◆ TASK DETAILS
Transcribe only the part of the material below that begins at the line containing "Write a web" and ends at the line containing "Chart.defaults.color = '#222';", with both kept and images left out.

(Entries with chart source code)
════════════════
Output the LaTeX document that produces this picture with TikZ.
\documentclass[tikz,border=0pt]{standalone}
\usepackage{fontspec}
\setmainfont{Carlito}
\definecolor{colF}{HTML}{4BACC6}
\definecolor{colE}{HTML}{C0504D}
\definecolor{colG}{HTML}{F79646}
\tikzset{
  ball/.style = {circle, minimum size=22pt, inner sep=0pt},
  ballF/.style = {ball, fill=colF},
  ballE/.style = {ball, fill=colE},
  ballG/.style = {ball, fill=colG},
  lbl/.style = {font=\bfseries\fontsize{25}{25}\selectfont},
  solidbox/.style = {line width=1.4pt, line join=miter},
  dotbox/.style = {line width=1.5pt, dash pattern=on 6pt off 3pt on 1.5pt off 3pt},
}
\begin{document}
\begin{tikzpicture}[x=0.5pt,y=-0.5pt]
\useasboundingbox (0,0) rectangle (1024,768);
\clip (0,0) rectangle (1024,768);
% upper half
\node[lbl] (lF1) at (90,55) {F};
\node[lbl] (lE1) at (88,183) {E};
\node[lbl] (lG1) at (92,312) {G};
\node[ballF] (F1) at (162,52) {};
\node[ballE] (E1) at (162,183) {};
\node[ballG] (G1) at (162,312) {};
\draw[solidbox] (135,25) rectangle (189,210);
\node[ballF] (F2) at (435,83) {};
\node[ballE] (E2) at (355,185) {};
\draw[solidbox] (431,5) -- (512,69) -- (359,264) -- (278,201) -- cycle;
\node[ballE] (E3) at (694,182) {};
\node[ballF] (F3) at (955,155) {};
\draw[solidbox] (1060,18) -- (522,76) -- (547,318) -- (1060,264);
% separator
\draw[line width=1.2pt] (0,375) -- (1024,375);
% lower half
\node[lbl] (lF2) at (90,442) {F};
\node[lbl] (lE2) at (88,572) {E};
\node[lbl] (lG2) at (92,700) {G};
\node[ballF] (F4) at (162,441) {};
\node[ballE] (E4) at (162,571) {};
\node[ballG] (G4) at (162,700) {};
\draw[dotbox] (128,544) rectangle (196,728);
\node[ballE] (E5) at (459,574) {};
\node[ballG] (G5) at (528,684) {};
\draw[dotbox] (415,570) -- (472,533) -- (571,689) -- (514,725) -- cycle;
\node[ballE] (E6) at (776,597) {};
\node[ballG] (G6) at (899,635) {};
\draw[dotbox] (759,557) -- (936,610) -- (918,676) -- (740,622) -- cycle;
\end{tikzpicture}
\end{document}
════════════════
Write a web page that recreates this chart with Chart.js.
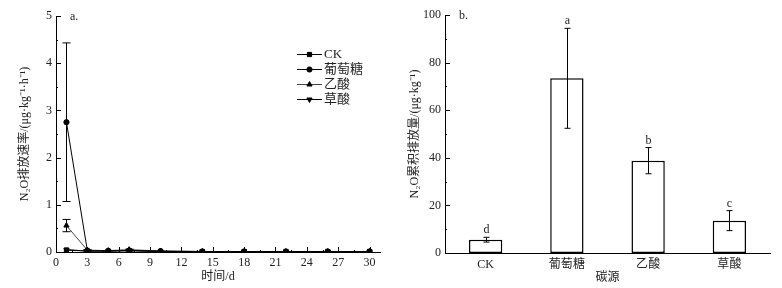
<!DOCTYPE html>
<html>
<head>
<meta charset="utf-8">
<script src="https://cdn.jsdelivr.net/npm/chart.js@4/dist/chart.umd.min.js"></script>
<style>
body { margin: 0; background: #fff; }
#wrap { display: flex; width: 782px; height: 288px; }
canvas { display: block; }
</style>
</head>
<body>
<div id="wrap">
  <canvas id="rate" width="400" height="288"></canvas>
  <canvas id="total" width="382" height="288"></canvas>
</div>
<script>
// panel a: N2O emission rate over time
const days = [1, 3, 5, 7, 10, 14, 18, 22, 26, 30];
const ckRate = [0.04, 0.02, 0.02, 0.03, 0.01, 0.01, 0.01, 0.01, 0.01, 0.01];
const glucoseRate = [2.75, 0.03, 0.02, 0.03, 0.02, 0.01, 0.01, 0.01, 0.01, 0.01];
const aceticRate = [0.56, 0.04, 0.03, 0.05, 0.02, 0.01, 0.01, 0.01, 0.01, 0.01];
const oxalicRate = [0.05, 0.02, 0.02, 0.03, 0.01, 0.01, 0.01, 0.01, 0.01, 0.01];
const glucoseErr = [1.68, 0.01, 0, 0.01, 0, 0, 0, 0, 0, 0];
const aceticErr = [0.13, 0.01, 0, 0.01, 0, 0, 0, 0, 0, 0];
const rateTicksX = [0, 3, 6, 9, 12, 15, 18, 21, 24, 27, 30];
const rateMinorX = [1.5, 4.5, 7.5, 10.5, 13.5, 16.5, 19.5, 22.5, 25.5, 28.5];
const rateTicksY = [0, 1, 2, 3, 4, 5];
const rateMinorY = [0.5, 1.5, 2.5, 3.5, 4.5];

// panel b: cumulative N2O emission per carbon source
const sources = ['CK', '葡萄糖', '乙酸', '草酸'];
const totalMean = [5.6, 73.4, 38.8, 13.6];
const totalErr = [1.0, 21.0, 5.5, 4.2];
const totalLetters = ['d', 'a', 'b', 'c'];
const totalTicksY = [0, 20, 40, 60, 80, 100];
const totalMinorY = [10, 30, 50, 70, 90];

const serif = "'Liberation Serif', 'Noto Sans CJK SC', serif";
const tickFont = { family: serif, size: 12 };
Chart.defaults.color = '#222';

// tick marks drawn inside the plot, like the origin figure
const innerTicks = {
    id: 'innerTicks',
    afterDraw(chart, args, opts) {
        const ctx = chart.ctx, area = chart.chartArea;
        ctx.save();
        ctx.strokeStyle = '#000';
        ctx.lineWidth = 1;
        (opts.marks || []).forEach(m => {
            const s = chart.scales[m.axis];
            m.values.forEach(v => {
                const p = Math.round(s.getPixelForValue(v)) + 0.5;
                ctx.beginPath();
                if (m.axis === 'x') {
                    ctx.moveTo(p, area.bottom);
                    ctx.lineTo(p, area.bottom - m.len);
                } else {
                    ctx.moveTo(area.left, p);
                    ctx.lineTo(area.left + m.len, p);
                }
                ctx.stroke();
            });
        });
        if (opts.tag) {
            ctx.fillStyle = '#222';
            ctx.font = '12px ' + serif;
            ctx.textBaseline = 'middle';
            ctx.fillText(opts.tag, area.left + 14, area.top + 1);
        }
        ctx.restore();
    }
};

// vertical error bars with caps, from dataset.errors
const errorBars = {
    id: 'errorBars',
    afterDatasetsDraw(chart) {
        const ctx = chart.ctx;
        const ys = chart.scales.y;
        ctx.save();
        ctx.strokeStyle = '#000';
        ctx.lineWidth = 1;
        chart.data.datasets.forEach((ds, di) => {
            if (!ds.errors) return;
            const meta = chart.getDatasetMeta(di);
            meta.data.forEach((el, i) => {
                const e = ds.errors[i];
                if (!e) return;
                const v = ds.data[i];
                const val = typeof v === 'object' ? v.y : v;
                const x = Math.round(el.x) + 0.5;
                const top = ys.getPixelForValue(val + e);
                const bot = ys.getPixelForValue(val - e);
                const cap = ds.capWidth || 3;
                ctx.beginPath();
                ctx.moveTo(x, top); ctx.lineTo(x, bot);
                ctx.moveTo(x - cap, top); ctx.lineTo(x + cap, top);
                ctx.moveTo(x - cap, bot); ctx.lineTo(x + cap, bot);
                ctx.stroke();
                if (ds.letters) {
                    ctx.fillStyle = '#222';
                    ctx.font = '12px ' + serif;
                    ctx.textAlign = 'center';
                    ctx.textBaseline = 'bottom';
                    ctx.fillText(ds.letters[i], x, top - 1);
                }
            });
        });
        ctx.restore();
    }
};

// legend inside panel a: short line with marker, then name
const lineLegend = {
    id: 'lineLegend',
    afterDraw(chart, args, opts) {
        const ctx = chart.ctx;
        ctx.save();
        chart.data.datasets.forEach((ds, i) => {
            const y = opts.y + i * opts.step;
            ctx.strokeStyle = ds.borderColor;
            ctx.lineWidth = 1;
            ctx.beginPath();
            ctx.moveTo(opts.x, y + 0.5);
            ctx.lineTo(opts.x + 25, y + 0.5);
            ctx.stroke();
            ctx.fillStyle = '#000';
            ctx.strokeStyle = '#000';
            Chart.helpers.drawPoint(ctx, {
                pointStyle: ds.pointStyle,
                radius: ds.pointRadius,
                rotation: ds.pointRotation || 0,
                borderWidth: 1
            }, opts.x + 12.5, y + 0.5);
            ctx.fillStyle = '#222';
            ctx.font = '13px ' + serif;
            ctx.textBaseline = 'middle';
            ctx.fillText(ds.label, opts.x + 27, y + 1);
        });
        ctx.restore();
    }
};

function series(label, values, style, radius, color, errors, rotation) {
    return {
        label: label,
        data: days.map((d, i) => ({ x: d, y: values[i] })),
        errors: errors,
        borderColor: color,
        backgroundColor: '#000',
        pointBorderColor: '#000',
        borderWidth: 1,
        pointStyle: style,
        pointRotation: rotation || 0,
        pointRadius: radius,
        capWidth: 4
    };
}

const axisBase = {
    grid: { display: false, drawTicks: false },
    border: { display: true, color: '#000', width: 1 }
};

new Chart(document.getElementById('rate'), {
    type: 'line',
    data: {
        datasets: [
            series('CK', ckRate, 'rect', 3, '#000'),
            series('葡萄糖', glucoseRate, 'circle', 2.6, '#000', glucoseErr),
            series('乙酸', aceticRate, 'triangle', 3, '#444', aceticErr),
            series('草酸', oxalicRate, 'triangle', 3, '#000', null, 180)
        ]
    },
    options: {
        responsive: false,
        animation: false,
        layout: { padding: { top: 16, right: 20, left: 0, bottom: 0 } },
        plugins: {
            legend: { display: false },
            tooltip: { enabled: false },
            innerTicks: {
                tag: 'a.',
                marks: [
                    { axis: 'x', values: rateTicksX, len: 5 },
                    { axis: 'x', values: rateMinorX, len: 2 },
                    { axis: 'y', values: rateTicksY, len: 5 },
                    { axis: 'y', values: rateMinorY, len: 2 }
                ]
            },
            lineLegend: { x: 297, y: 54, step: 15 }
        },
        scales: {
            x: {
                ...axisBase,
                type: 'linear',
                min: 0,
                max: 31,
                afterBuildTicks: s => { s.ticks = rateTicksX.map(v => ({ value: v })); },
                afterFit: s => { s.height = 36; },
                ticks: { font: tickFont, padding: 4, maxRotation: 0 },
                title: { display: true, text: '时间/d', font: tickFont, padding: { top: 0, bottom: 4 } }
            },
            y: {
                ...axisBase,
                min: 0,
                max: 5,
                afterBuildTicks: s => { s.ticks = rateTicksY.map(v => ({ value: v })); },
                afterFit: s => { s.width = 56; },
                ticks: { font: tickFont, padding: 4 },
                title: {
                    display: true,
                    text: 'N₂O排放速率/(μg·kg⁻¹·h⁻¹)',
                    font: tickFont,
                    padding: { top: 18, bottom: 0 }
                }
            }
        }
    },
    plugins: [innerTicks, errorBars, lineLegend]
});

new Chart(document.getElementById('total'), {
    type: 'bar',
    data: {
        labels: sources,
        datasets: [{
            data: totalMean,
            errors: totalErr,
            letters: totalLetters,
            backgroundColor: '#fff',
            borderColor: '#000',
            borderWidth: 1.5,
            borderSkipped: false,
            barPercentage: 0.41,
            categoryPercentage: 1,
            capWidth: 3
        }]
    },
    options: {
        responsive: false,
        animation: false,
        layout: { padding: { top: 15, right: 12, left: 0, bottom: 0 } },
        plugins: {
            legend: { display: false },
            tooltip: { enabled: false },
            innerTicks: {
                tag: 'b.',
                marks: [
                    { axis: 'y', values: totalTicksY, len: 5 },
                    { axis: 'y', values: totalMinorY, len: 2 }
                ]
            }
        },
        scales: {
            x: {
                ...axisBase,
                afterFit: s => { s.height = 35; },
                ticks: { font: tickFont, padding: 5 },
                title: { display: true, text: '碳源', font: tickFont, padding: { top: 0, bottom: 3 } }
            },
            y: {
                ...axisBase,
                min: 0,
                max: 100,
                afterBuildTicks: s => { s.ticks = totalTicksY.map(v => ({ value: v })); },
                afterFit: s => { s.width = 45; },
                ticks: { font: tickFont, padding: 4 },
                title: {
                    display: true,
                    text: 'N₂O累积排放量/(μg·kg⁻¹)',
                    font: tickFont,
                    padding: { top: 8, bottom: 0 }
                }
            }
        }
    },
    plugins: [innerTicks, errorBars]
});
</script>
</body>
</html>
════════════════
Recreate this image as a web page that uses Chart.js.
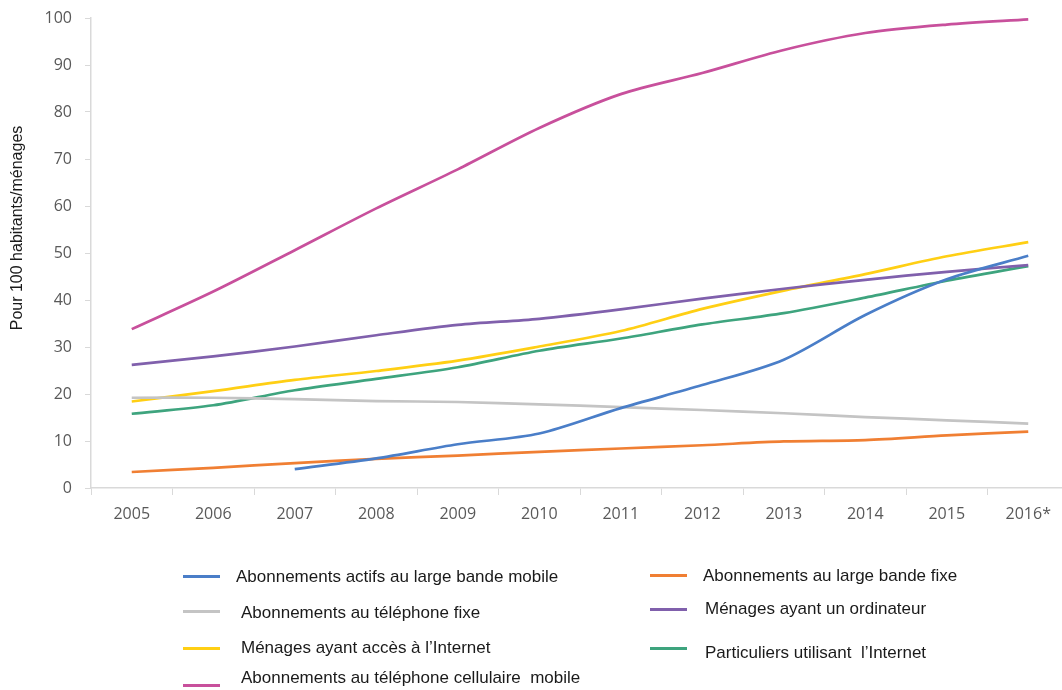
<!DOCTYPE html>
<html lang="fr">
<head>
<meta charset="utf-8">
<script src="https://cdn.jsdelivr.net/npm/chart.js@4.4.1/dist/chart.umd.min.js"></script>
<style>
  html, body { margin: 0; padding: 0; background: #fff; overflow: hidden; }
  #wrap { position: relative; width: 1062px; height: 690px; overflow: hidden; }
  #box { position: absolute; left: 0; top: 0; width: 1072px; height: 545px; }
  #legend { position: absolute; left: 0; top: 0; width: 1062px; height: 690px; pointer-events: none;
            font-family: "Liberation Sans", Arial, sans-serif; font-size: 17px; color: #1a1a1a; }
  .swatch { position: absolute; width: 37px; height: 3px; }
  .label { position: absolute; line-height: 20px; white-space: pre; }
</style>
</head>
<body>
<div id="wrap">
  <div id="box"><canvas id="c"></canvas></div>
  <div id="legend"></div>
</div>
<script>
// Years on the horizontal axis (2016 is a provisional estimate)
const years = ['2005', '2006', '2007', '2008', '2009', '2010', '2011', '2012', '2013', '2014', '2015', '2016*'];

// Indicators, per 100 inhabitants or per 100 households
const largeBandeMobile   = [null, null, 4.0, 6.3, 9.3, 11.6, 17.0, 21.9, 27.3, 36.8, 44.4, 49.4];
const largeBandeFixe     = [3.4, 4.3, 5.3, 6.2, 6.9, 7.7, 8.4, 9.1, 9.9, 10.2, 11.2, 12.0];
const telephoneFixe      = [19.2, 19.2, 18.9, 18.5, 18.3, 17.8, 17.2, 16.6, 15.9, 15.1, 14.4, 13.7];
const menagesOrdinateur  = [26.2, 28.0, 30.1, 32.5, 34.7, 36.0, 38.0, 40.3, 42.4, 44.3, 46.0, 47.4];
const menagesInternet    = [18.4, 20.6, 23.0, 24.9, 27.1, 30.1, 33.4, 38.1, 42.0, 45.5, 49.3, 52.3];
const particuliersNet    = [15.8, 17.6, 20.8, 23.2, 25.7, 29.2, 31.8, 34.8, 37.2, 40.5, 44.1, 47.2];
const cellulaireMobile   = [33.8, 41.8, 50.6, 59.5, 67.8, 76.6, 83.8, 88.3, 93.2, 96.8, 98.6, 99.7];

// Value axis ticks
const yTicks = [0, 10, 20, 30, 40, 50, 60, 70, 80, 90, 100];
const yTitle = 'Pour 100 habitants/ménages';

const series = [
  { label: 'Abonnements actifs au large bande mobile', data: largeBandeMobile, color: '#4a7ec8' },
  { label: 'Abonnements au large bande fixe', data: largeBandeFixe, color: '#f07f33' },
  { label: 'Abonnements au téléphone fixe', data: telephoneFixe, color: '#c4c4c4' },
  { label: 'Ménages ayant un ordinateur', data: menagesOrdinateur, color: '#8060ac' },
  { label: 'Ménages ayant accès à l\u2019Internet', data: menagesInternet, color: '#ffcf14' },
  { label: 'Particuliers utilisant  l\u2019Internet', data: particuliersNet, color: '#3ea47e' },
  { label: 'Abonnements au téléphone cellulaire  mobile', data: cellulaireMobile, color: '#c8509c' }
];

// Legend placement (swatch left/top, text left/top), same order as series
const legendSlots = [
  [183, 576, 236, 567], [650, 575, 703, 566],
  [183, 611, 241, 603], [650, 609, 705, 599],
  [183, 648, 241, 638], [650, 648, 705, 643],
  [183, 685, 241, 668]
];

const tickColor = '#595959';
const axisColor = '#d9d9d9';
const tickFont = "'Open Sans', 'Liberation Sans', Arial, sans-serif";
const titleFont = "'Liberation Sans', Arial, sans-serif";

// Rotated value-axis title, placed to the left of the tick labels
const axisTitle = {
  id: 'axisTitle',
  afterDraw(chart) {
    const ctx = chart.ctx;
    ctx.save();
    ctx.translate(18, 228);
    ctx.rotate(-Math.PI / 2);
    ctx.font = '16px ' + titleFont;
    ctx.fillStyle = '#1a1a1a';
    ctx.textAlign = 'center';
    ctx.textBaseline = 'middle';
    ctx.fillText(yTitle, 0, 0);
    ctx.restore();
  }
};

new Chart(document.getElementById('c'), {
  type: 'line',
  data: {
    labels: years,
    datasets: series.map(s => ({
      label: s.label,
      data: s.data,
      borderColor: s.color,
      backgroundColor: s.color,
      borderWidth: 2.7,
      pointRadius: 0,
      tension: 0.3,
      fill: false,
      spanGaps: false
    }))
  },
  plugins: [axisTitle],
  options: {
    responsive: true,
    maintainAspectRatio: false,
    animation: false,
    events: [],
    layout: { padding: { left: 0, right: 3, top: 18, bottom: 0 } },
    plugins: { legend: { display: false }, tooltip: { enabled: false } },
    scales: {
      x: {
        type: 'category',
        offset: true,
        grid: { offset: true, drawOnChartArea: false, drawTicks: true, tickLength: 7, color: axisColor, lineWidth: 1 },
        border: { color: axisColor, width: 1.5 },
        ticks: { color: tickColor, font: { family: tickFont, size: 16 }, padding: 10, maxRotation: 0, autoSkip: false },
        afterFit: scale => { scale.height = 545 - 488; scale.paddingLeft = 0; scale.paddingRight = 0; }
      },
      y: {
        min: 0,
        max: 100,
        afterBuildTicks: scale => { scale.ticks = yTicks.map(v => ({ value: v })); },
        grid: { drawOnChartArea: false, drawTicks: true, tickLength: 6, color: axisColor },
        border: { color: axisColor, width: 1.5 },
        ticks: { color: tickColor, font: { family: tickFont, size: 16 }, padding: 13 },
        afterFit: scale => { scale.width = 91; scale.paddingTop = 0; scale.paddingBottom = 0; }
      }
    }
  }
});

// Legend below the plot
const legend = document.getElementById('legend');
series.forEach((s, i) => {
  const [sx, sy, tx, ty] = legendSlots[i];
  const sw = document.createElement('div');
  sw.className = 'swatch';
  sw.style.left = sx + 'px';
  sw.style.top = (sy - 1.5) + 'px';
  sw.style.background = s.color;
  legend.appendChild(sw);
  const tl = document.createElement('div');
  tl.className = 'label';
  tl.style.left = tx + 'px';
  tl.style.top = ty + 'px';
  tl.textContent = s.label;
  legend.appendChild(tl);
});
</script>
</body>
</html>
════════════════
◆ RESULT FOR THIS EXERCISE
Write a web page that recreates this chart with Chart.js.
<!DOCTYPE html>
<html>
<head>
<meta charset="utf-8">
<script src="https://cdn.jsdelivr.net/npm/chart.js@4/dist/chart.umd.min.js"></script>
<style>
body { margin: 0; background: #fff; }
#wrap { display: flex; width: 782px; height: 288px; }
canvas { display: block; }
</style>
</head>
<body>
<div id="wrap">
  <canvas id="rate" width="400" height="288"></canvas>
  <canvas id="total" width="382" height="288"></canvas>
</div>
<script>
// panel a: N2O emission rate over time
const days = [1, 3, 5, 7, 10, 14, 18, 22, 26, 30];
const ckRate = [0.04, 0.02, 0.02, 0.03, 0.01, 0.01, 0.01, 0.01, 0.01, 0.01];
const glucoseRate = [2.75, 0.03, 0.02, 0.03, 0.02, 0.01, 0.01, 0.01, 0.01, 0.01];
const aceticRate = [0.56, 0.04, 0.03, 0.05, 0.02, 0.01, 0.01, 0.01, 0.01, 0.01];
const oxalicRate = [0.05, 0.02, 0.02, 0.03, 0.01, 0.01, 0.01, 0.01, 0.01, 0.01];
const glucoseErr = [1.68, 0.01, 0, 0.01, 0, 0, 0, 0, 0, 0];
const aceticErr = [0.13, 0.01, 0, 0.01, 0, 0, 0, 0, 0, 0];
const rateTicksX = [0, 3, 6, 9, 12, 15, 18, 21, 24, 27, 30];
const rateMinorX = [1.5, 4.5, 7.5, 10.5, 13.5, 16.5, 19.5, 22.5, 25.5, 28.5];
const rateTicksY = [0, 1, 2, 3, 4, 5];
const rateMinorY = [0.5, 1.5, 2.5, 3.5, 4.5];

// panel b: cumulative N2O emission per carbon source
const sources = ['CK', '葡萄糖', '乙酸', '草酸'];
const totalMean = [5.6, 73.4, 38.8, 13.6];
const totalErr = [1.0, 21.0, 5.5, 4.2];
const totalLetters = ['d', 'a', 'b', 'c'];
const totalTicksY = [0, 20, 40, 60, 80, 100];
const totalMinorY = [10, 30, 50, 70, 90];

const serif = "'Liberation Serif', 'Noto Sans CJK SC', serif";
const tickFont = { family: serif, size: 12 };
Chart.defaults.color = '#222';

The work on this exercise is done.